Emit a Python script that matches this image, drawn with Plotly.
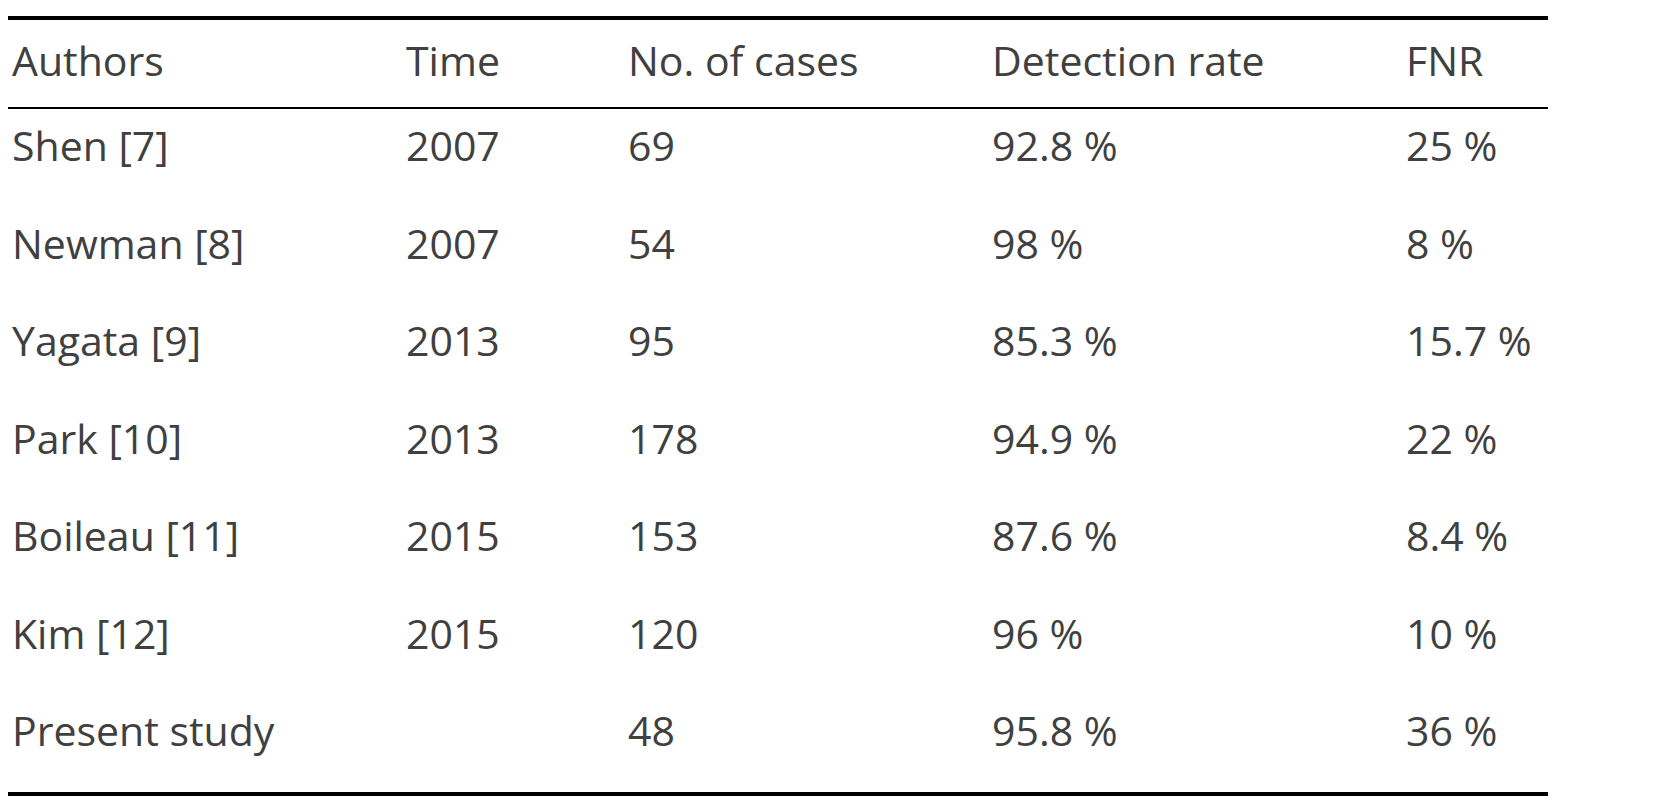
import plotly.graph_objects as go

headers = ["Authors", "Time", "No. of cases", "Detection rate", "FNR"]
authors = ["Shen [7]", "Newman [8]", "Yagata [9]", "Park [10]", "Boileau [11]", "Kim [12]", "Present study"]
times = ["2007", "2007", "2013", "2013", "2015", "2015", ""]
cases = ["69", "54", "95", "178", "153", "120", "48"]
detection = ["92.8 %", "98 %", "85.3 %", "94.9 %", "87.6 %", "96 %", "95.8 %"]
fnr = ["25 %", "8 %", "15.7 %", "22 %", "8.4 %", "10 %", "36 %"]

columns = [authors, times, cases, detection, fnr]
col_x = [4, 398, 620, 984, 1398]
header_y = 58
row_y = [143 + 97.5 * i for i in range(len(authors))]

fig = go.Figure()
font = dict(family="Open Sans", size=41, color="#404040")

for x, head, values in zip(col_x, headers, columns):
    fig.add_trace(go.Scatter(
        x=[x] * (len(values) + 1),
        y=[header_y] + row_y,
        text=[head] + values,
        mode="text",
        textposition="middle right",
        textfont=font,
        hoverinfo="skip",
    ))

# rules
fig.add_shape(type="line", x0=0, x1=1540, y0=10, y1=10, line=dict(color="black", width=4))
fig.add_shape(type="line", x0=0, x1=1540, y0=100, y1=100, line=dict(color="black", width=2))
fig.add_shape(type="line", x0=0, x1=1540, y0=786, y1=786, line=dict(color="black", width=4))

fig.update_layout(
    width=1669, height=800,
    margin=dict(l=0, r=0, t=0, b=0),
    showlegend=False,
    plot_bgcolor="white", paper_bgcolor="white",
    xaxis=dict(range=[0, 1669], visible=False),
    yaxis=dict(range=[800, 0], visible=False),
)

fig.write_html("out.html")
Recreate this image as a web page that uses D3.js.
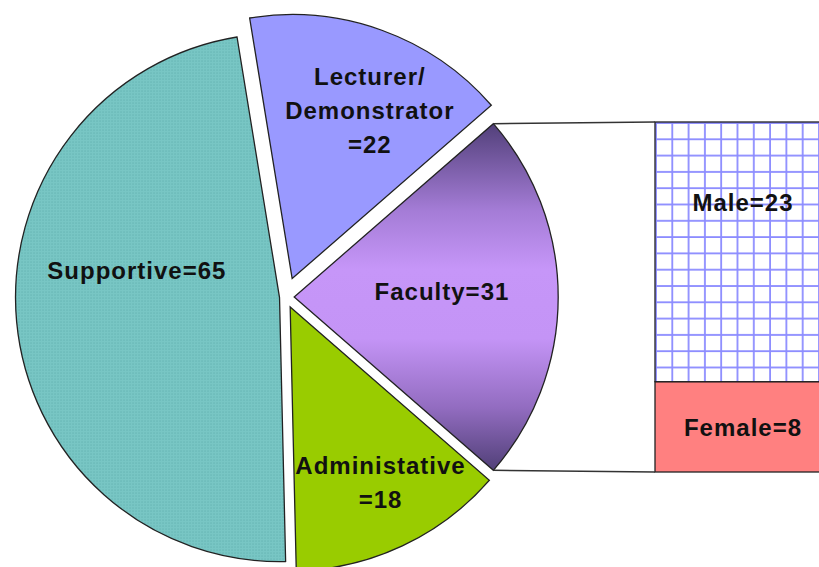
<!DOCTYPE html>
<html>
<head>
<meta charset="utf-8">
<script src="https://cdn.jsdelivr.net/npm/d3@7"></script>
<style>
  body { margin: 0; background: #fff; }
  svg { display: block; }
  .lbl { font-family: "Liberation Sans", Arial, sans-serif; font-weight: bold; font-size: 24px; letter-spacing: 1px; fill: #111; }
</style>
</head>
<body>
<svg class="chart"></svg>
<script>
// pie slices, clockwise starting with the split-out slice ("|" = line break in label)
var sliceNames = ["Faculty", "Administative|", "Supportive", "Lecturer/|Demonstrator|"];
var sliceValues = [31, 18, 65, 22];
// breakdown of the Faculty slice
var barNames = ["Female", "Male"];
var barValues = [8, 23];

var width = 819, height = 567;
var cx = 285.5, cy = 297, radius = 264;

var sliceFill = ["url(#facGrad)", "#99cc00", "url(#dots)", "#9999ff"];
var explode = [8.7, 11, 6, 19.6];
// label placement: fraction of radius, angle shift in degrees
var labelPos = [[0.56, -2], [0.75, -2], [0.55, 16], [0.70, 5]];

var svg = d3.select(".chart").attr("width", width).attr("height", height);
var defs = svg.append("defs");

var grad = defs.append("linearGradient").attr("id", "facGrad")
    .attr("x1", 0).attr("y1", 0).attr("x2", 0).attr("y2", 1);
[[0, "#52407a"], [0.25, "#a47cd6"], [0.42, "#c696f8"], [0.62, "#c494f6"], [0.82, "#926cc0"], [1, "#514078"]]
    .forEach(function(s) { grad.append("stop").attr("offset", s[0]).attr("stop-color", s[1]); });

var dots = defs.append("pattern").attr("id", "dots").attr("patternUnits", "userSpaceOnUse")
    .attr("width", 3).attr("height", 3);
dots.append("rect").attr("width", 3).attr("height", 3).attr("fill", "#78c6c4");
dots.append("rect").attr("width", 1).attr("height", 1).attr("fill", "#5aa9a8");

var facTotal = d3.sum(sliceValues);
var facAngle = sliceValues[0] / facTotal * 2 * Math.PI;
var startA = Math.PI / 2 - facAngle / 2;

var pie = d3.pie().sort(null).startAngle(startA).endAngle(startA + 2 * Math.PI);
var arcs = pie(sliceValues);
var arc = d3.arc().innerRadius(0).outerRadius(radius);

function apex(d, i) {
    var mid = (d.startAngle + d.endAngle) / 2;
    return [cx + explode[i] * Math.sin(mid), cy - explode[i] * Math.cos(mid)];
}

var slices = svg.append("g").selectAll("g").data(arcs).enter().append("g")
    .attr("transform", function(d, i) { return "translate(" + apex(d, i) + ")"; });

slices.append("path")
    .attr("d", arc)
    .attr("fill", function(d, i) { return sliceFill[i]; })
    .attr("stroke", "#222")
    .attr("stroke-width", 1.3);

slices.each(function(d, i) {
    var mid = (d.startAngle + d.endAngle) / 2 + labelPos[i][1] * Math.PI / 180;
    var r = labelPos[i][0] * radius;
    var lines = (sliceNames[i] + "=" + sliceValues[i]).split("|");
    var t = d3.select(this).append("text").attr("class", "lbl")
        .attr("text-anchor", "middle")
        .attr("transform", "translate(" + (r * Math.sin(mid)) + "," + (-r * Math.cos(mid)) + ")");
    lines.forEach(function(l, j) {
        t.append("tspan").attr("x", 0)
            .attr("y", (j - (lines.length - 1) / 2) * 34 + 8)
            .text(l);
    });
});

// bar of the Faculty slice
var barX = 655, barW = 180;
var y = d3.scaleLinear().domain([0, d3.sum(barValues)]).range([472, 122]);

var grid = defs.append("pattern").attr("id", "grid").attr("patternUnits", "userSpaceOnUse")
    .attr("x", barX).attr("y", 122).attr("width", 16.3).attr("height", 16.3);
grid.append("rect").attr("width", 16.3).attr("height", 16.3).attr("fill", "#fff");
grid.append("line").attr("x1", 1).attr("x2", 1).attr("y1", 0).attr("y2", 16.3)
    .attr("stroke", "#8c8cff").attr("stroke-width", 1.8);
grid.append("line").attr("y1", 1).attr("y2", 1).attr("x1", 0).attr("x2", 16.3)
    .attr("stroke", "#8c8cff").attr("stroke-width", 1.8);

var barFill = ["#ff8080", "url(#grid)"];
var stack = [];
var acc = 0;
barValues.forEach(function(v, i) { stack.push({name: barNames[i], value: v, y0: acc, y1: acc + v}); acc += v; });

var bars = svg.append("g");
bars.selectAll("rect").data(stack).enter().append("rect")
    .attr("x", barX).attr("width", barW)
    .attr("y", function(d) { return y(d.y1); })
    .attr("height", function(d) { return y(d.y0) - y(d.y1); })
    .attr("fill", function(d, i) { return barFill[i]; })
    .attr("stroke", "#222").attr("stroke-width", 1.3);

bars.selectAll("text").data(stack).enter().append("text").attr("class", "lbl")
    .attr("text-anchor", "middle")
    .attr("x", barX + barW / 2 - 2)
    .attr("y", function(d) { return d.name === "Male" ? y(d.y1) + 89 : (y(d.y0) + y(d.y1)) / 2 + 9; })
    .text(function(d) { return d.name + "=" + d.value; });

// connector lines from the Faculty slice tips to the bar
var fa = arcs[0], fp = apex(fa, 0);
var tips = [fa.startAngle, fa.endAngle].map(function(a) {
    return [fp[0] + radius * Math.sin(a), fp[1] - radius * Math.cos(a)];
});
svg.append("g").selectAll("line").data([[tips[0], y(d3.sum(barValues))], [tips[1], y(0)]]).enter()
    .append("line")
    .attr("x1", function(d) { return d[0][0]; })
    .attr("y1", function(d) { return d[0][1]; })
    .attr("x2", barX).attr("y2", function(d) { return d[1]; })
    .attr("stroke", "#333").attr("stroke-width", 1.5);
</script>
</body>
</html>
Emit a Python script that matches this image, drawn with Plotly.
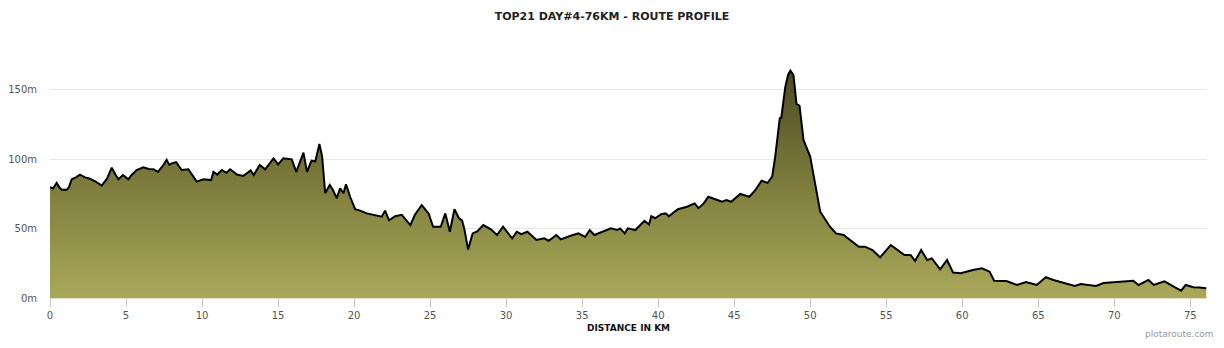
import plotly.graph_objects as go

distance_km = [
    0.0, 0.2, 0.44, 0.6, 0.77, 1.1, 1.25, 1.43, 1.7, 1.97, 2.3, 2.63, 3.0, 3.4, 3.75,
    4.06, 4.3, 4.5, 4.8, 5.15, 5.37, 5.7, 6.14, 6.5, 6.8, 7.1, 7.4, 7.67, 7.85, 8.0,
    8.3, 8.66, 9.1, 9.4, 9.65, 10.1, 10.6, 10.75, 11.0, 11.3, 11.6, 11.85, 12.3, 12.7,
    13.2, 13.4, 13.8, 14.15, 14.7, 15.0, 15.35, 15.9, 16.2, 16.67, 16.9, 17.2, 17.45,
    17.72, 17.9, 18.1, 18.4, 18.6, 18.86, 19.08, 19.3, 19.47, 19.74, 20.07, 20.4, 20.84,
    21.3, 21.82, 22.04, 22.3, 22.7, 23.14, 23.7, 24.0, 24.45, 24.9, 25.2, 25.7, 26.0,
    26.3, 26.6, 26.9, 27.1, 27.25, 27.5, 27.8, 28.1, 28.5, 29.0, 29.4, 29.8, 30.4, 30.7,
    31.0, 31.4, 32.0, 32.5, 32.8, 33.3, 33.6, 34.2, 34.75, 35.2, 35.5, 35.8, 36.4, 36.9,
    37.3, 37.5, 37.8, 38.0, 38.5, 39.1, 39.4, 39.55, 39.8, 40.2, 40.5, 40.7, 41.3, 41.9,
    42.4, 42.65, 43.0, 43.3, 43.8, 44.2, 44.5, 44.8, 45.4, 46.0, 46.4, 46.8, 47.2, 47.5,
    47.7, 48.0, 48.1, 48.36, 48.55, 48.7, 48.9, 49.1, 49.3, 49.56, 50.0, 50.66, 51.3,
    51.7, 52.2, 52.6, 53.2, 53.6, 54.1, 54.6, 55.3, 55.6, 56.2, 56.6, 56.9, 57.3, 57.7,
    58.0, 58.55, 59.0, 59.4, 59.9, 60.7, 61.3, 61.8, 62.1, 62.9, 63.6, 64.2, 64.9, 65.5,
    66.0, 66.6, 67.4, 67.8, 68.8, 69.3, 69.95, 70.6, 71.25, 71.6, 72.25, 72.6, 73.3,
    74.0, 74.4, 74.7, 75.2, 75.6, 76.05,
]

elevation_m = [
    80, 79, 83, 80, 78, 78, 80, 85.6, 87, 89, 87, 86, 84, 81, 86,
    94, 89, 85.6, 88.7, 85.6, 88.7, 92.3, 94.2, 93, 92.8, 91, 95, 99.5, 96, 97,
    98, 92.3, 92.8, 88, 83.9, 85.6, 85, 91, 89, 92.3, 90.3, 92.8, 89, 88,
    92, 88.7, 95.9, 92.8, 100.7, 96.3, 100.7, 100, 91, 104.8, 91, 99, 98.5,
    111, 102, 75.5, 81.5, 78, 72, 79, 75.5, 82, 73, 64, 63, 61,
    60, 58.6, 63, 56, 59, 60, 52.6, 60, 67, 61, 51.4, 51.4, 61,
    47.8, 64, 57.5, 56, 50, 35, 46.6, 48, 52.6, 49.5, 45.4, 51.4, 43, 47.8,
    46, 47.8, 41.8, 43, 41.3, 45.4, 42.3, 44.7, 46.6, 44, 49, 45.4, 47.8, 50.2,
    49, 50.2, 46.6, 50.2, 49, 55.7, 53, 59, 57.5, 60.5, 61, 58.9, 64, 65.8,
    68.2, 64.8, 68.2, 73, 71, 69.4, 70.6, 69.4, 75, 73, 77.9, 84.6, 83, 87.5,
    102, 129.6, 130, 152, 161, 164, 160.8, 140, 138.6, 114, 102, 62.2, 51.4,
    46.6, 45.4, 42.3, 37, 37, 34.6, 29.3, 38.2, 35.8, 31, 31, 26.8, 34.6, 27.4,
    28.5, 20.7, 27.4, 18.3, 17.8, 20.2, 21.4, 19, 12.5, 12.3, 9.4, 11.5, 9.4, 15,
    13, 11, 8.7, 10, 8.7, 10.8, 11.3, 12, 12.5, 9.4, 13, 9.4, 12,
    7.7, 5.3, 9.4, 7.7, 7.5, 7,
]

x_ticks = [0, 5, 10, 15, 20, 25, 30, 35, 40, 45, 50, 55, 60, 65, 70, 75]
y_ticks = [0, 50, 100, 150]
y_tick_labels = ["0m", "50m", "100m", "150m"]

fig = go.Figure()
fig.add_trace(go.Scatter(
    x=distance_km,
    y=elevation_m,
    mode="lines",
    line=dict(color="#000000", width=2),
    fill="tozeroy",
    fillgradient=dict(
        type="vertical",
        start=0,
        stop=165,
        colorscale=[[0, "#a9a85a"], [0.5, "#7d7c3c"], [1, "#4a4a22"]],
    ),
    hoverinfo="skip",
    showlegend=False,
))

fig.update_layout(
    width=1224,
    height=348,
    margin=dict(l=50, r=17, t=65, b=50, autoexpand=False),
    paper_bgcolor="#ffffff",
    plot_bgcolor="#ffffff",
    title=dict(
        text="TOP21 DAY#4-76KM - ROUTE PROFILE",
        x=0.5, xanchor="center",
        y=1 - 16 / 348, yanchor="middle", yref="container",
        font=dict(family="DejaVu Sans", size=11, color="#222222", weight="bold"),
    ),
    xaxis=dict(
        range=[0, 76.1],
        tickvals=x_ticks,
        ticks="outside",
        ticklen=8,
        tickcolor="#c8c8c8",
        tickwidth=1,
        showgrid=False,
        showline=True,
        linecolor="#e0e0d0",
        linewidth=1,
        zeroline=False,
        automargin=False,
        tickfont=dict(family="DejaVu Sans", size=10, color="#555555"),
    ),
    yaxis=dict(
        range=[0, 168],
        tickvals=y_ticks,
        ticktext=y_tick_labels,
        showgrid=True,
        gridcolor="#e6e6e6",
        gridwidth=1,
        zeroline=False,
        showline=False,
        ticks="",
        automargin=False,
        ticklabelstandoff=12,
        tickfont=dict(family="DejaVu Sans", size=10, color="#555555"),
    ),
    annotations=[
        dict(
            text="DISTANCE IN KM",
            xref="paper", yref="paper",
            x=0.5, y=(298 - 328) / 233,
            xanchor="center", yanchor="middle",
            showarrow=False,
            font=dict(family="DejaVu Sans", size=9, color="#111111", weight="bold"),
        ),
        dict(
            text="plotaroute.com",
            xref="paper", yref="paper",
            x=(1216 - 50) / 1157, y=(298 - 334) / 233,
            xanchor="right", yanchor="middle",
            showarrow=False,
            font=dict(family="DejaVu Sans", size=9, color="#999999"),
        ),
    ],
)

fig.write_html("out.html")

___

__Aim of the exercise__: Using the entries above, write out exactly the lines from the one with "Recreate this image" through the one with "var labelPos = [[0.56, -2], [0.75, -2], [0.55, 16], [0.70, 5]];", ends included. Leave out any pictures.

__Response for this exercise__:
Recreate this image as a web page that uses D3.js.
<!DOCTYPE html>
<html>
<head>
<meta charset="utf-8">
<script src="https://cdn.jsdelivr.net/npm/d3@7"></script>
<style>
  body { margin: 0; background: #fff; }
  svg { display: block; }
  .lbl { font-family: "Liberation Sans", Arial, sans-serif; font-weight: bold; font-size: 24px; letter-spacing: 1px; fill: #111; }
</style>
</head>
<body>
<svg class="chart"></svg>
<script>
// pie slices, clockwise starting with the split-out slice ("|" = line break in label)
var sliceNames = ["Faculty", "Administative|", "Supportive", "Lecturer/|Demonstrator|"];
var sliceValues = [31, 18, 65, 22];
// breakdown of the Faculty slice
var barNames = ["Female", "Male"];
var barValues = [8, 23];

var width = 819, height = 567;
var cx = 285.5, cy = 297, radius = 264;

var sliceFill = ["url(#facGrad)", "#99cc00", "url(#dots)", "#9999ff"];
var explode = [8.7, 11, 6, 19.6];
// label placement: fraction of radius, angle shift in degrees
var labelPos = [[0.56, -2], [0.75, -2], [0.55, 16], [0.70, 5]];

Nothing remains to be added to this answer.